When talking about seniors who pave the way for underclassmen, for the men, two come to mind.
Senior Dylan Ellsworth, one of the leading gymnasts on the team in the statistics, is one of them.
“[A good mindset is] something that most athletes learn,” Ellsworth said. “Most of our seniors and older guys do pretty well, so the younger guys need to understand that when the pressure’s on, that’s when you need to hit. We’re trying to teach that when the pressure’s on, you’ve got to hit; you can’t fall. [You need to be] able to do your routine when you’re tired and when you feel really well [to] hit it under no circumstances.”
The practice and example piece is necessary for the development of the athletes. The way training is presented is a big part of the picture, as well as repetition, analysis, and tight interactions among teammates and coaches.
Senior Mark Springett takes this a step further.
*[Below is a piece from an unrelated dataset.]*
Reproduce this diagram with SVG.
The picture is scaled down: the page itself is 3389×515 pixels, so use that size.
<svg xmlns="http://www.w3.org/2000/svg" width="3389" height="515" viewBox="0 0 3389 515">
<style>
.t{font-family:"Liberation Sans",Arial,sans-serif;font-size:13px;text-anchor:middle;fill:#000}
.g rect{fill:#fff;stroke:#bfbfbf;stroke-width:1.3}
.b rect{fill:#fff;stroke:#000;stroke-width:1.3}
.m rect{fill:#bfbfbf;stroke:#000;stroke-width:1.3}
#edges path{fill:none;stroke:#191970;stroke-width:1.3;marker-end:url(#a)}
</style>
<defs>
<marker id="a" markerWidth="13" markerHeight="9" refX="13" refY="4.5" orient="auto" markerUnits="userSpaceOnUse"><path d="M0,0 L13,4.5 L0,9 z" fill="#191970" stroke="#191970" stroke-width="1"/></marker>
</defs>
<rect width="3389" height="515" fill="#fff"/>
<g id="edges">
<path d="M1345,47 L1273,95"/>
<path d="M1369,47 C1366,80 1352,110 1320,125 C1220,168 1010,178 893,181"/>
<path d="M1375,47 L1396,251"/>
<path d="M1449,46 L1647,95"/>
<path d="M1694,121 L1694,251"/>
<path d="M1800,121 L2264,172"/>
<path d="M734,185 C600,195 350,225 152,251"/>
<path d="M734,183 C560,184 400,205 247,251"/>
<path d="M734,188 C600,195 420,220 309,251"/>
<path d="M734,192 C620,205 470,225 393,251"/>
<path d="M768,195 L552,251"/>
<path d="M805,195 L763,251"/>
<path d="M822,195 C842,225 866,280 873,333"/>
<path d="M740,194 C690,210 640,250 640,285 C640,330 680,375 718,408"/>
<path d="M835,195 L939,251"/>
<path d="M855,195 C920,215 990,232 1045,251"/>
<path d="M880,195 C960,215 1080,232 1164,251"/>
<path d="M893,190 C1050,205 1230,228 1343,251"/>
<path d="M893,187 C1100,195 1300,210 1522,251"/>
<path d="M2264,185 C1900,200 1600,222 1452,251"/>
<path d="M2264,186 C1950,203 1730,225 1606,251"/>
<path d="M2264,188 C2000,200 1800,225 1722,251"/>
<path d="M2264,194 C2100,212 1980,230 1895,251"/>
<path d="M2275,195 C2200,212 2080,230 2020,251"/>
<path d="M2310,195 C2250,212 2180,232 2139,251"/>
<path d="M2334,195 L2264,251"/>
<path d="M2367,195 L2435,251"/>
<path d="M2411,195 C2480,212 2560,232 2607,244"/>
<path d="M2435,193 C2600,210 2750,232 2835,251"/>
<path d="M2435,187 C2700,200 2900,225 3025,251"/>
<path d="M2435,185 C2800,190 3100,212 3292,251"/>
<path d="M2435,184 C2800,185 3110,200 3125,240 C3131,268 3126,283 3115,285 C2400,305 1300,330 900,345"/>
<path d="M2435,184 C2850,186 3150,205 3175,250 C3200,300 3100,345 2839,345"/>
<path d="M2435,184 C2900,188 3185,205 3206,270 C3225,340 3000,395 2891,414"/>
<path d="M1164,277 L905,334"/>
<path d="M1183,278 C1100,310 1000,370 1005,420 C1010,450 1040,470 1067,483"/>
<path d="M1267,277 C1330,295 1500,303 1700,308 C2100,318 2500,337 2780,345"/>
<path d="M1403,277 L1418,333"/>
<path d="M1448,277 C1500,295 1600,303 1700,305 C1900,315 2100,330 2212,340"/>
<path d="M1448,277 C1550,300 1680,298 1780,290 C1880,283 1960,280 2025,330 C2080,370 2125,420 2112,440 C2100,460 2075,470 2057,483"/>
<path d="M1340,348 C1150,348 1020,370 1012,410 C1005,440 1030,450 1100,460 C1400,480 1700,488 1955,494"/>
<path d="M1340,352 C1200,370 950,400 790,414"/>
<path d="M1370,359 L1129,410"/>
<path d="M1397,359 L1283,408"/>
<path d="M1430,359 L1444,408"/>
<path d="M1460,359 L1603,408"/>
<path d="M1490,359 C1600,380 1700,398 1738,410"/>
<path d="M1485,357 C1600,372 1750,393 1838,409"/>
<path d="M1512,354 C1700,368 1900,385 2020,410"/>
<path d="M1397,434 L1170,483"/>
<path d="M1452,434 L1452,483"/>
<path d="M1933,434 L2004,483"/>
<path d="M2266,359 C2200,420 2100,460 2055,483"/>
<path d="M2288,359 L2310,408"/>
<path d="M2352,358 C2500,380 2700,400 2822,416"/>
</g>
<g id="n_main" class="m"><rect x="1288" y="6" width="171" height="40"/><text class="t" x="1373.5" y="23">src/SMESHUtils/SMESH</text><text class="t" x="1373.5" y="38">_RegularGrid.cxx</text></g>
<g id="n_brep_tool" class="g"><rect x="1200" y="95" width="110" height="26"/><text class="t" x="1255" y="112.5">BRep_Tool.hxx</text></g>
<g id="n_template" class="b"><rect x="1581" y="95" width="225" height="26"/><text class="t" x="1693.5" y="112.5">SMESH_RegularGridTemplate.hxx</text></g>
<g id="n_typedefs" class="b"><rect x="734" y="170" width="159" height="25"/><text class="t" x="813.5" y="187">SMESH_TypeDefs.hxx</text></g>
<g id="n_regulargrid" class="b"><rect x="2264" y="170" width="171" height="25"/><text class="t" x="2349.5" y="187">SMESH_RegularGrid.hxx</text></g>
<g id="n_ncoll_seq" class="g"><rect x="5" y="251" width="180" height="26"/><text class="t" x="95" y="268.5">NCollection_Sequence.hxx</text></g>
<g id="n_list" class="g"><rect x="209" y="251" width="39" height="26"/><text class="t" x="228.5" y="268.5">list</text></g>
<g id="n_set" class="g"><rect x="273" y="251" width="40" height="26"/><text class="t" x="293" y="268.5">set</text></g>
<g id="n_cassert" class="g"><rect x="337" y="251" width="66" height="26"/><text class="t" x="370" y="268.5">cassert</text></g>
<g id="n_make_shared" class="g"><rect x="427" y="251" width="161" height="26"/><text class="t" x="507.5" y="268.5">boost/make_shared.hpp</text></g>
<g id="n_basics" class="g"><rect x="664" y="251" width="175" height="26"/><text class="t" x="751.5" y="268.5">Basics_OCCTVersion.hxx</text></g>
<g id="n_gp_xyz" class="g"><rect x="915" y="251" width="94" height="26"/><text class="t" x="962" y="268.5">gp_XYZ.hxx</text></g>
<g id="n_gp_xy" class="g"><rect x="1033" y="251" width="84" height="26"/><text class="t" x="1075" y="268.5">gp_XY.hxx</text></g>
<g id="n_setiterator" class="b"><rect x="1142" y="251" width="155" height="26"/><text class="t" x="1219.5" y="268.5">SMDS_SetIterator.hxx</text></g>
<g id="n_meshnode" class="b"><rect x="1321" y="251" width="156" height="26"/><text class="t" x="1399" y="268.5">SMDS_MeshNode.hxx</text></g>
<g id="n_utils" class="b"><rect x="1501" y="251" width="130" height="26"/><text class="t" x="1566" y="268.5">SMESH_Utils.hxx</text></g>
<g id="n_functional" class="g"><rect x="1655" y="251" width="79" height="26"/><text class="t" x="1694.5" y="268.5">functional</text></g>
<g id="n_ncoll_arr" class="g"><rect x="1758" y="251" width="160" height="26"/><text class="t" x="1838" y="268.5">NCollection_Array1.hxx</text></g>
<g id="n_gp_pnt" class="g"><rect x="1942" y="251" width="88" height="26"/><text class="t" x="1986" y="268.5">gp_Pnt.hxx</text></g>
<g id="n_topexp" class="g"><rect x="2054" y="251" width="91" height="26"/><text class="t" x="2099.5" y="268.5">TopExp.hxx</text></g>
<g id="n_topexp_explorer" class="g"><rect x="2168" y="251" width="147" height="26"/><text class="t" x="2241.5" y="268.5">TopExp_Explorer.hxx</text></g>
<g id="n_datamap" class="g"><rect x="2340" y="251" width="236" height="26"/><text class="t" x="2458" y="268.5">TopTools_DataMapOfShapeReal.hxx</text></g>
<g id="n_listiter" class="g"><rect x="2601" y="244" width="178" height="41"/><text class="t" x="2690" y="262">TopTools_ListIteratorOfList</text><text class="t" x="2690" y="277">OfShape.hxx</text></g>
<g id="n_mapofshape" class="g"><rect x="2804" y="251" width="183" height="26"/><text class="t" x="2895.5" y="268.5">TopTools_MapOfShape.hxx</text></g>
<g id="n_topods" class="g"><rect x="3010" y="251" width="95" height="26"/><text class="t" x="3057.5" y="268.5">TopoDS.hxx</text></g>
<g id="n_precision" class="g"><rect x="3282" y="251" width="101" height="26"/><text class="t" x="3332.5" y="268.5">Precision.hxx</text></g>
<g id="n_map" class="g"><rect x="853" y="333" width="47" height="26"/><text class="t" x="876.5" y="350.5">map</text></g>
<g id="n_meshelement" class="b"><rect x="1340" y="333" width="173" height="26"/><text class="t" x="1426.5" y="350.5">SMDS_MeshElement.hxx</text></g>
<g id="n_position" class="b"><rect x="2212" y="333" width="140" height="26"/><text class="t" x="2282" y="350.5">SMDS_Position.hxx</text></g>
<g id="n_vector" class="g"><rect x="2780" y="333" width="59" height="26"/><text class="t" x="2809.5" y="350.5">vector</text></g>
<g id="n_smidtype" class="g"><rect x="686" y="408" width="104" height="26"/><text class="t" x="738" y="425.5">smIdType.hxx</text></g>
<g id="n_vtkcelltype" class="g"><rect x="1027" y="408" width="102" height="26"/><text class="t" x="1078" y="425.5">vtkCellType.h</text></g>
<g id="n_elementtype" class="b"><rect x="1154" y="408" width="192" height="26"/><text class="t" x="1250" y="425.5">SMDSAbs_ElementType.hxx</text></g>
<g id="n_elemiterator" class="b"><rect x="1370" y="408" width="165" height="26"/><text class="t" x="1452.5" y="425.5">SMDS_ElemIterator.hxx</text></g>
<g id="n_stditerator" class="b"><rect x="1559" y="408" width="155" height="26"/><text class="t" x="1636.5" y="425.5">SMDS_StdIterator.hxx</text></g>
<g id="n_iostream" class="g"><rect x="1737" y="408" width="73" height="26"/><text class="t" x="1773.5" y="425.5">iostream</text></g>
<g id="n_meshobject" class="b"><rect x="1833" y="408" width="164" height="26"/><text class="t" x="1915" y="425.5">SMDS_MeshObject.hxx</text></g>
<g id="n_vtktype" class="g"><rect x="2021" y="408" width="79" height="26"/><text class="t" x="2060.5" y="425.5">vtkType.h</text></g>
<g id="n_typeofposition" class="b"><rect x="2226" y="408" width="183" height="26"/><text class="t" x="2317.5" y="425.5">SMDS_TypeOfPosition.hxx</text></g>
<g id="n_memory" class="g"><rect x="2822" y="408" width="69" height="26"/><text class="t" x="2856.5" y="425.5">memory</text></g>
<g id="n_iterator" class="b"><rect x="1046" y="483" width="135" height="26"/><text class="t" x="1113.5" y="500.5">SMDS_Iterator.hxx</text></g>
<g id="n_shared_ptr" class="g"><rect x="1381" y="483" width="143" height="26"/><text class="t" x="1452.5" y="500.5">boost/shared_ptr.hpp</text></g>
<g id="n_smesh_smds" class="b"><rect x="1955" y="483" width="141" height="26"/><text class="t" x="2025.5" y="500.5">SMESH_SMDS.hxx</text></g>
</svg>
He likes to shape the mindset even as the meets are underway by easily being the loudest one on the floor.
“You’ll see me kind of just goofing off,” Springett said. “[We asked,] ‘What can we do beyond just practicing our routines to change the atmosphere of competition?’ And one of those things is definitely making sure we stay tight as a team, as group. Not worrying about what other teams are doing, not focusing on the scores, not being caught up in the team totals. Just doing the events, cheering each other on, and then move on to the next one — just take it one by one.”
With championship season approaching, both teams need to take what they’ve established and keep the ball rolling. As long as they relax and focus on the details, Hawkeyes might just unthink their way to the top.